1. Kutipan Langsung : Kutipan langsung berarti menuliskan ucapan narasumber secara persis, diapit tanda kutip dua. Setelah itu, tambahkan informasi wawancara: nama narasumber (atau inisial/profesi jika ingin anonim) dan tahun wawancara. Contoh: “Pemerintah harus lebih memperhatikan sektor UMKM dalam pembangunan ekonomi,” (Wawancara dengan Bapak A, 2023). Jika narasumber ingin identitasnya disamarkan, penulis bisa menyebutkannya sebagai "seorang guru," "pedagang pasar," atau cukup dengan inisial.
2. Kutipan Tidak Langsung (Parafrase) : Jika ingin menyampaikan inti pendapat narasumber dengan gaya bahasa sendiri, gunakan parafrase. Narasumber bisa disebut di awal atau akhir kalimat, lalu tambahkan keterangan wawancara dan tahun. Contoh: Bapak A menjelaskan bahwa sektor UMKM memegang peran penting dalam pembangunan ekonomi (Wawancara, 2023). Menulis kutipan wawancara tak perlu rumit, tapi harus tepat. Dengan cara yang benar, kutipan akan terasa hidup dan memperkuat argumen dalam tulisan ilmiah.
Menuliskan Daftar Pustaka dari Hasil Wawancara: Jangan Asal Cantumkan!
Wawancara bisa menjadi sumber penting dalam karya ilmiah, tapi menyusun daftar pustakanya tidak boleh sembarangan. Ada format khusus yang perlu diikuti agar referensi tetap valid dan rapi secara akademis. Mengacu pada pedoman dari Politeknik Pertanian Negeri Kupang, format umumnya mencakup nama narasumber, tahun, tema wawancara (jika ada), jenis referensi (Hasil Wawancara Pribadi), tanggal, dan lokasi wawancara. Contohnya: Dog S.D. 2008. “Balistik dalam Konsep Modern”. Hasil Wawancara Pribadi: 9 Juni 2008, University of West Cheam.

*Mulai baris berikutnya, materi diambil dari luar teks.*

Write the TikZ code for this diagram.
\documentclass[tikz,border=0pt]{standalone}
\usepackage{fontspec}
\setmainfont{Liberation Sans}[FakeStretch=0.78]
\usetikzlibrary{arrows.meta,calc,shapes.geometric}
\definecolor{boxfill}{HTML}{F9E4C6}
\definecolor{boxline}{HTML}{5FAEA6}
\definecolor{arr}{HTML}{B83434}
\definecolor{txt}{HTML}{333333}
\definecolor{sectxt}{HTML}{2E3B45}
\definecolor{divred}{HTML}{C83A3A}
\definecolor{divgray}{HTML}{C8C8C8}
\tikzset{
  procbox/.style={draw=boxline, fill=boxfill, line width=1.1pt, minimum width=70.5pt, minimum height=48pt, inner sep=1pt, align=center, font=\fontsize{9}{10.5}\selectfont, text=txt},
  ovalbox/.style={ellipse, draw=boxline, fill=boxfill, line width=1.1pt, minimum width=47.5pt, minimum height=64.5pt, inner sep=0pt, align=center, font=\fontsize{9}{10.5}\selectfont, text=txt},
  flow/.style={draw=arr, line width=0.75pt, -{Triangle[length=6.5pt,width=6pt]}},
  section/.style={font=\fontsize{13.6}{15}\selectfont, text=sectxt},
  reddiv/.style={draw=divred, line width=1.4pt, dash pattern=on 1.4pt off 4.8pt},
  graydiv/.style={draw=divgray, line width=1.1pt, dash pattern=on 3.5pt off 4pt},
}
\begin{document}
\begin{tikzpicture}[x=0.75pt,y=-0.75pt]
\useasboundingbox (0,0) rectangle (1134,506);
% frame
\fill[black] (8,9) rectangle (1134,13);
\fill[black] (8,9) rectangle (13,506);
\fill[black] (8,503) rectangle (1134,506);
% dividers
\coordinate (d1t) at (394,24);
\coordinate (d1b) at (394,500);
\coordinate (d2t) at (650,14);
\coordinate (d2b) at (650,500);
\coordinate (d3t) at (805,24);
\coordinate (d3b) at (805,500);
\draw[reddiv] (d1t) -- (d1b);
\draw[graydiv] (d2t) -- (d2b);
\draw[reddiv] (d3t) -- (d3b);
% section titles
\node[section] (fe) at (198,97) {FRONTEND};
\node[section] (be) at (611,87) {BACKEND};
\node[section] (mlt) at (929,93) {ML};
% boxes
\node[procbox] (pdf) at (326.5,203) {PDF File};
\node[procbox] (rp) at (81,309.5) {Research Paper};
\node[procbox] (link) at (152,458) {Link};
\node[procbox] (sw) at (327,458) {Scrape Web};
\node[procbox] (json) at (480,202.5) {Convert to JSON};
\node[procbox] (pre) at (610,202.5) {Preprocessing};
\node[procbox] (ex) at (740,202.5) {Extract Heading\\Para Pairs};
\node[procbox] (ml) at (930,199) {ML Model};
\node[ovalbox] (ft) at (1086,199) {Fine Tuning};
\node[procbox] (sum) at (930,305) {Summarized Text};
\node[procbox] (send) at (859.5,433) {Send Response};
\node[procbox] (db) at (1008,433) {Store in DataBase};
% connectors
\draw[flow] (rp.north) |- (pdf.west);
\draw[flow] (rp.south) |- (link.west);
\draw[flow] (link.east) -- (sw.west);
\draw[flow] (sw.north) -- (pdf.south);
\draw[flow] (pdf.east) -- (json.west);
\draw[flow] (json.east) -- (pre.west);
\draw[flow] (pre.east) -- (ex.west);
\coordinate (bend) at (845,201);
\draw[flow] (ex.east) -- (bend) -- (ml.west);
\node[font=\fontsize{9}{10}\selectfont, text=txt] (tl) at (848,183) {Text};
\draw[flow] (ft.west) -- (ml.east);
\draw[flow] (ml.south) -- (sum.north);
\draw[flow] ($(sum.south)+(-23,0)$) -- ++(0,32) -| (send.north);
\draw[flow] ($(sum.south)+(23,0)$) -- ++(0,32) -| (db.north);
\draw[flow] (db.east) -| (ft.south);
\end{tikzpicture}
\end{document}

Namun, perlu dicatat bahwa format ini bisa berbeda tergantung kebijakan kampus. Ada pula versi sederhana seperti: Bapak A. (2023). Wawancara pribadi. 1 Oktober 2023, Jakarta.
Perlu diingat bahwa penting untuk menyesuaikan format dengan gaya sitasi yang berlaku di institusi masing-masing agar karya ilmiah tetap kredibel dan sesuai kaidah.